» WHAT TO PRODUCE: Count how many lines below contain the word "picture", then give that number alone.

[Begin DATA ENTRIES]

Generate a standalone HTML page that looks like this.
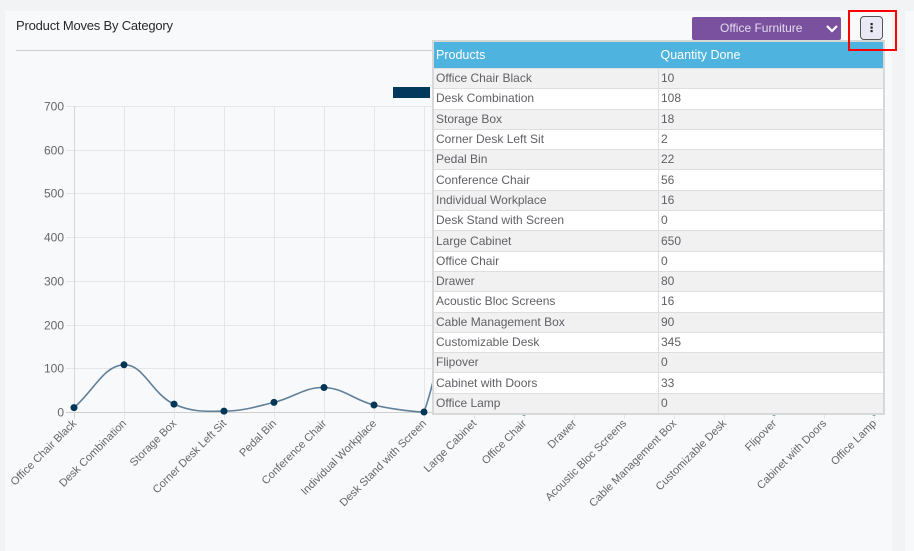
<!DOCTYPE html>
<html><head><meta charset="utf-8">
<style>
html,body{margin:0;padding:0;}
body{width:914px;height:538px;background:#f2f3f5;position:relative;overflow:hidden;font-family:"Liberation Sans",sans-serif;}
.card{position:absolute;left:5px;top:11px;width:887px;height:540px;background:#f8f9fb;}
.card2{position:absolute;left:905px;top:11px;width:20px;height:540px;background:#f8f9fb;}
.title{position:absolute;left:16px;top:18px;font-size:13px;color:#2a2a2a;letter-spacing:-0.2px;}
.hr{position:absolute;left:16px;top:50px;width:866px;height:1px;background:#cfcfcf;}
svg{position:absolute;left:0;top:0;}
.dd{position:absolute;left:692px;top:17px;width:149px;height:23px;background:#7a519e;border-radius:2px;color:#e3dbee;font-size:12px;line-height:23px;}
.dd span{position:absolute;left:28px;top:0;}
.btn{position:absolute;left:860px;top:16px;width:23px;height:24px;background:#e9e9f5;border:1px solid #555;border-radius:4px;box-sizing:border-box;}
.red{position:absolute;left:848px;top:10px;width:49px;height:41px;border:2px solid #f00;box-sizing:border-box;}
table{position:absolute;left:432px;top:40px;width:453px;border-collapse:collapse;border:2px solid #d8d8d8;font-size:12px;color:#5f5f66;background:#fff;}
th{background:#4eb3de;color:#fff;font-weight:normal;text-align:left;height:26px;padding:0 0 0 2px;font-size:12.5px;}
td{height:19.3px;padding:0 0 0 2px;border:1px solid #dedede;line-height:19px;}
tr:nth-child(even) td{background:#f1f1f1;}
td:first-child{width:222px;}
</style></head><body>
<div class="card"></div>
<div class="card2"></div>
<div class="title">Product Moves By Category</div>
<div class="hr"></div>
<svg width="914" height="538" id="chart" xmlns="http://www.w3.org/2000/svg"></svg>
<table>
<tr><th>Products</th><th>Quantity Done</th></tr>
<tr><td>Office Chair Black</td><td>10</td></tr>
<tr><td>Desk Combination</td><td>108</td></tr>
<tr><td>Storage Box</td><td>18</td></tr>
<tr><td>Corner Desk Left Sit</td><td>2</td></tr>
<tr><td>Pedal Bin</td><td>22</td></tr>
<tr><td>Conference Chair</td><td>56</td></tr>
<tr><td>Individual Workplace</td><td>16</td></tr>
<tr><td>Desk Stand with Screen</td><td>0</td></tr>
<tr><td>Large Cabinet</td><td>650</td></tr>
<tr><td>Office Chair</td><td>0</td></tr>
<tr><td>Drawer</td><td>80</td></tr>
<tr><td>Acoustic Bloc Screens</td><td>16</td></tr>
<tr><td>Cable Management Box</td><td>90</td></tr>
<tr><td>Customizable Desk</td><td>345</td></tr>
<tr><td>Flipover</td><td>0</td></tr>
<tr><td>Cabinet with Doors</td><td>33</td></tr>
<tr><td>Office Lamp</td><td>0</td></tr>
</table>
<div class="dd"><span>Office Furniture</span>
<svg width="12" height="8" style="position:absolute;left:134px;top:8px;"><polyline points="1,1 6,6 11,1" fill="none" stroke="#fff" stroke-width="2.2"/></svg></div>
<div class="btn"><svg width="21" height="22" style="position:absolute;left:0;top:0;"><rect x="9.5" y="6" width="2.2" height="2.2" fill="#222"/><rect x="9.5" y="9.5" width="2.2" height="2.2" fill="#222"/><rect x="9.5" y="13" width="2.2" height="2.2" fill="#222"/></svg></div>
<div class="red"></div>
<script>
(function(){
var labels=["Office Chair Black","Desk Combination","Storage Box","Corner Desk Left Sit","Pedal Bin","Conference Chair","Individual Workplace","Desk Stand with Screen","Large Cabinet","Office Chair","Drawer","Acoustic Bloc Screens","Cable Management Box","Customizable Desk","Flipover","Cabinet with Doors","Office Lamp"];
var vals=[10,108,18,2,22,56,16,0,650,0,80,16,90,345,0,33,0];
var x0=74,dx=50,y0=412,ytop=106,sc=(y0-ytop)/700;
var s='';
for(var i=0;i<=7;i++){var y=y0-i*100*sc;y=Math.round(y)+0.5;
s+='<line x1="66" x2="875" y1="'+y+'" y2="'+y+'" stroke="'+(i==0?'#cfcfcf':'#e6e6e6')+'" stroke-width="1"/>';
s+='<text x="64" y="'+(y+4)+'" text-anchor="end" font-size="12" fill="#666" font-family="Liberation Sans,sans-serif">'+(i*100)+'</text>';}
for(var j=0;j<17;j++){var x=x0+j*dx+0.5;
s+='<line x1="'+x+'" x2="'+x+'" y1="'+ytop+'" y2="419" stroke="'+(j==0?'#d6d6d6':'#e6e6e6')+'" stroke-width="1"/>';
s+='<text transform="translate('+(x+2.5)+',424) rotate(-45)" text-anchor="end" font-size="11" fill="#666" font-family="Liberation Sans,sans-serif">'+labels[j]+'</text>';}
var p=vals.map(function(v,i){return {x:x0+i*dx,y:y0-v*sc};});
var t=0.4,cp=[];
for(var i=0;i<p.length;i++){var pr=p[i-1]||p[i],cu=p[i],nx=p[i+1]||p[i];
var d01=Math.hypot(cu.x-pr.x,cu.y-pr.y),d12=Math.hypot(nx.x-cu.x,nx.y-cu.y);
var s01=d01/(d01+d12)||0,s12=d12/(d01+d12)||0;
var fa=t*s01,fb=t*s12;
var c1={x:cu.x-fa*(nx.x-pr.x),y:cu.y-fa*(nx.y-pr.y)},c2={x:cu.x+fb*(nx.x-pr.x),y:cu.y+fb*(nx.y-pr.y)};
c1.y=Math.max(ytop,Math.min(y0,c1.y));c2.y=Math.max(ytop,Math.min(y0,c2.y));
cp.push([c1,c2]);}
var d='M'+p[0].x+','+p[0].y;
for(var i=1;i<p.length;i++){d+=' C'+cp[i-1][1].x.toFixed(2)+','+cp[i-1][1].y.toFixed(2)+' '+cp[i][0].x.toFixed(2)+','+cp[i][0].y.toFixed(2)+' '+p[i].x+','+p[i].y.toFixed(2);}
s+='<path d="'+d+'" fill="none" stroke="#5f8099" stroke-width="1.6"/>';
p.forEach(function(q){s+='<circle cx="'+q.x+'" cy="'+q.y.toFixed(2)+'" r="3.5" fill="#023656"/>';});
s+='<rect x="393" y="87" width="37" height="11" fill="#013a5c"/>';
document.getElementById('chart').innerHTML=s;
})();
</script>
</body></html>
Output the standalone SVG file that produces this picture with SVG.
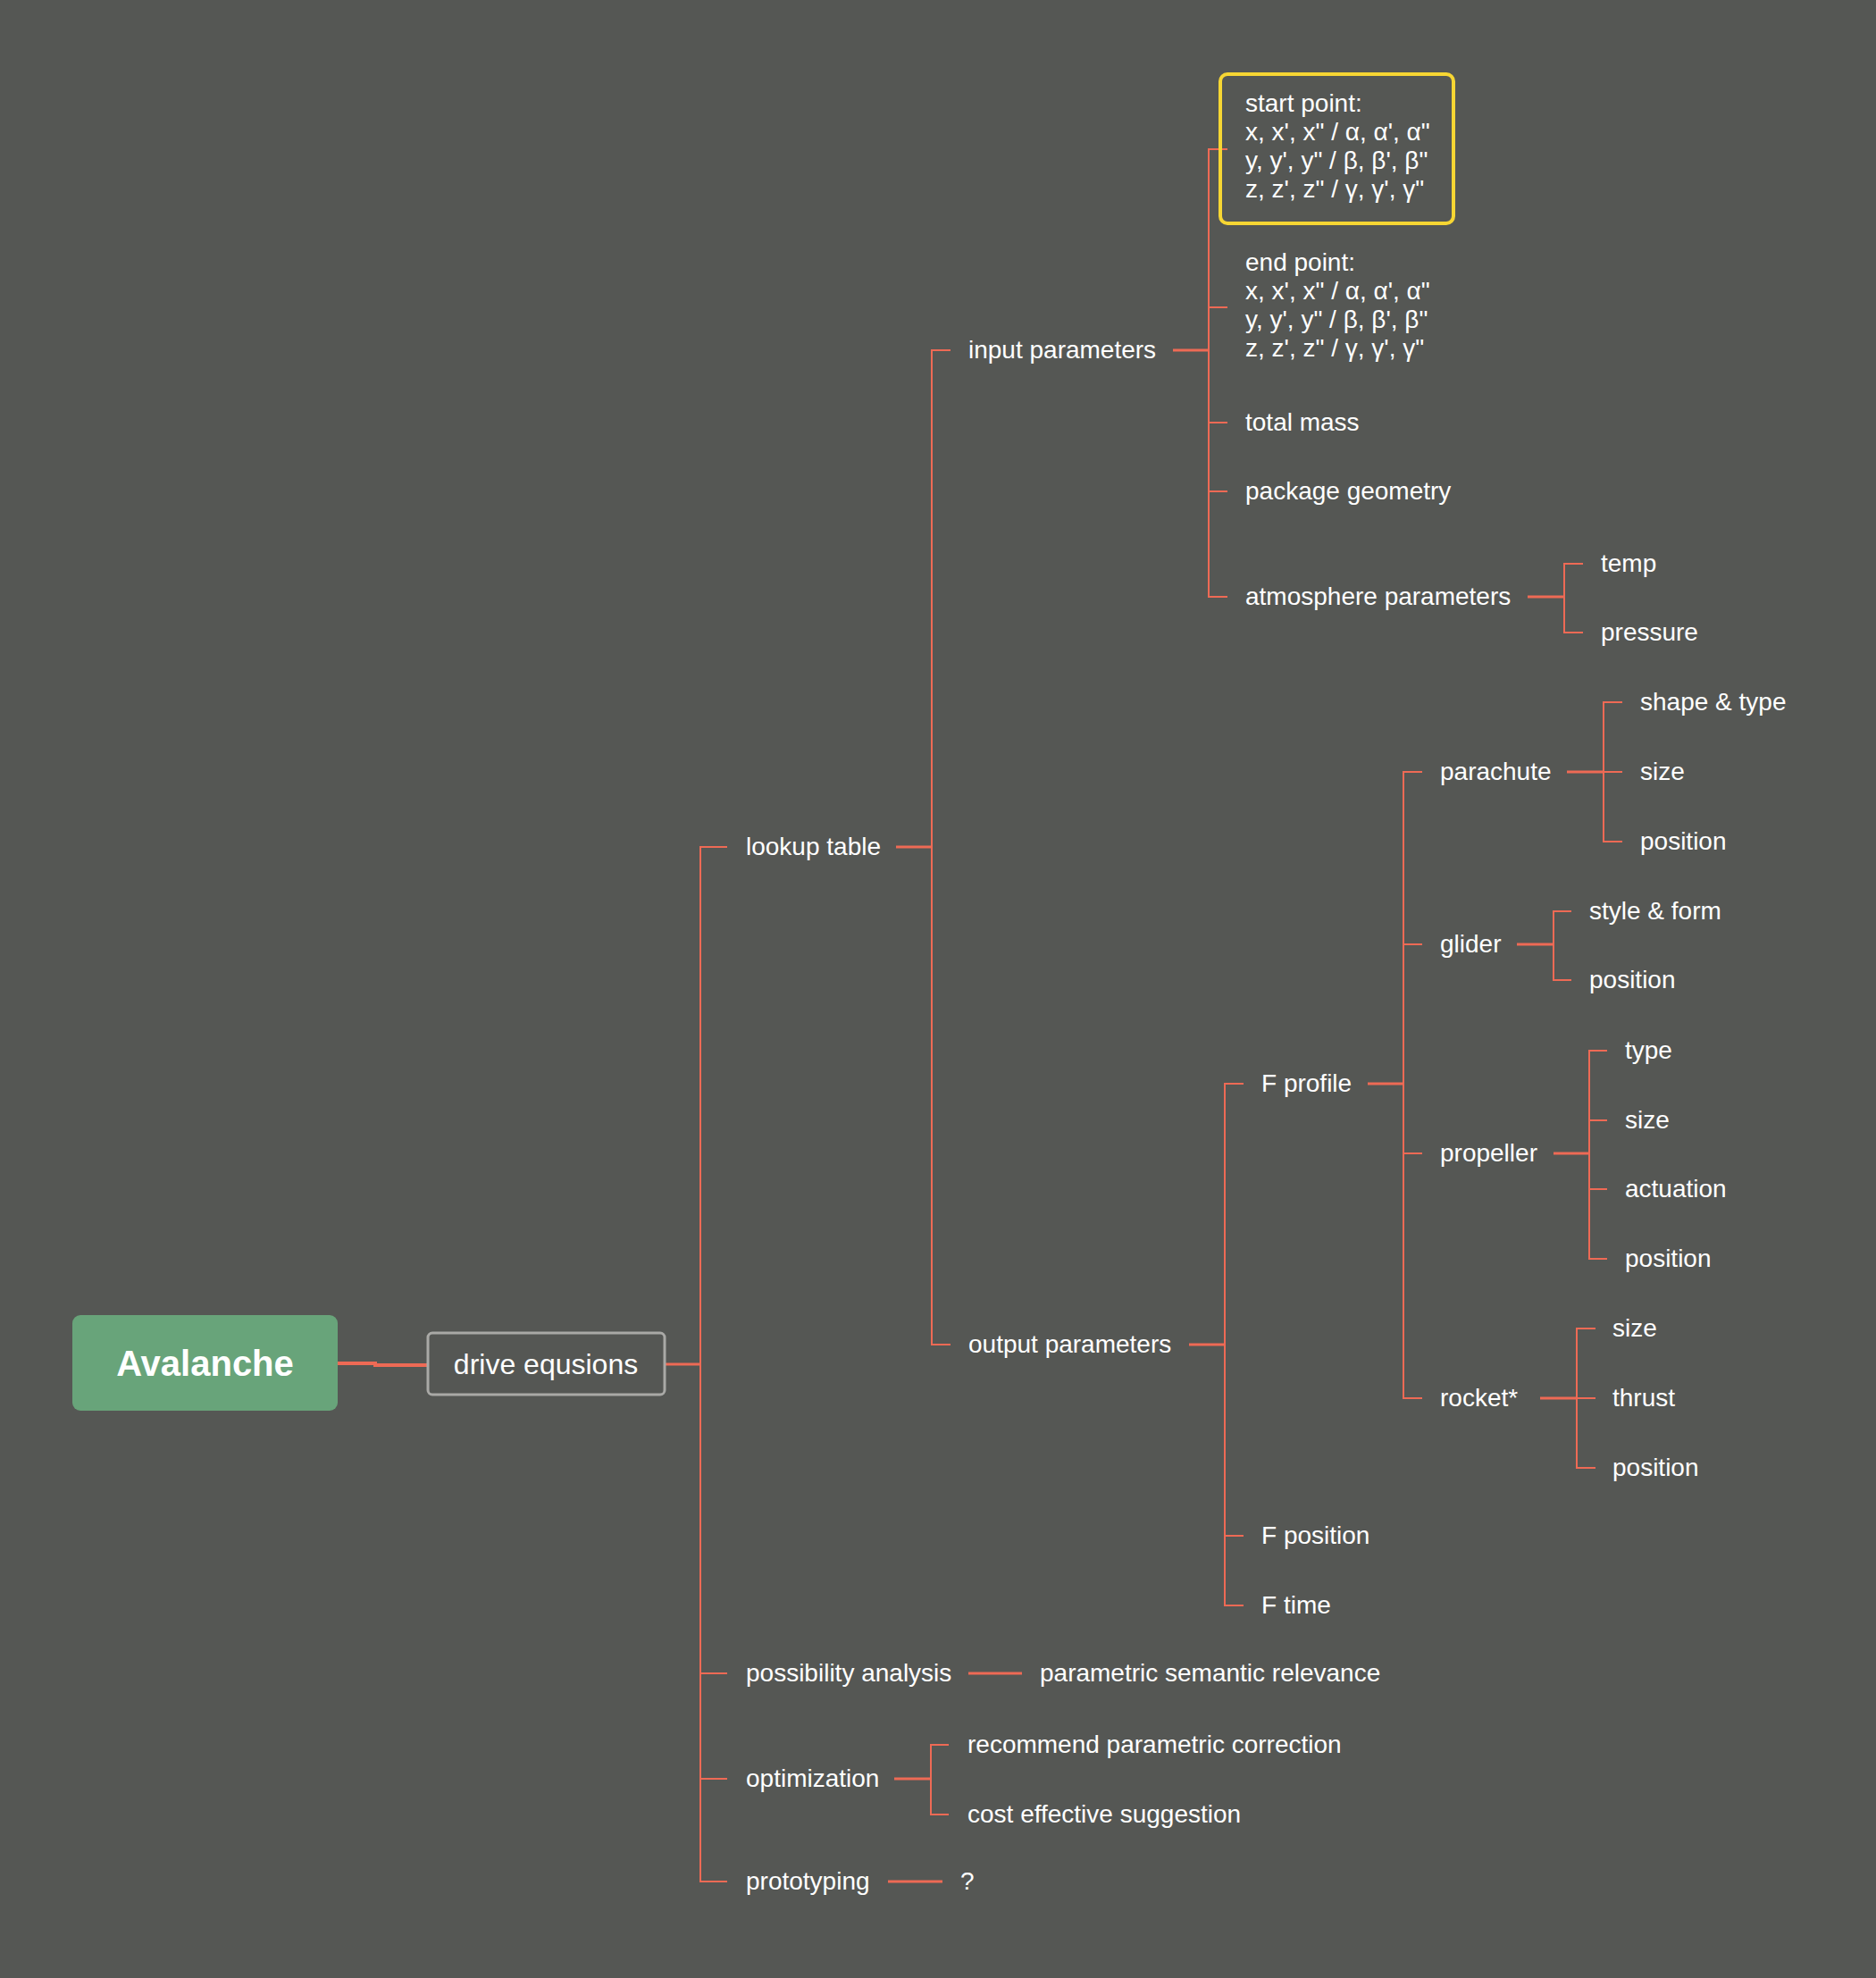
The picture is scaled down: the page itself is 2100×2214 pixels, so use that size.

[End DATA ENTRIES]

» EXERCISE RESULT: 2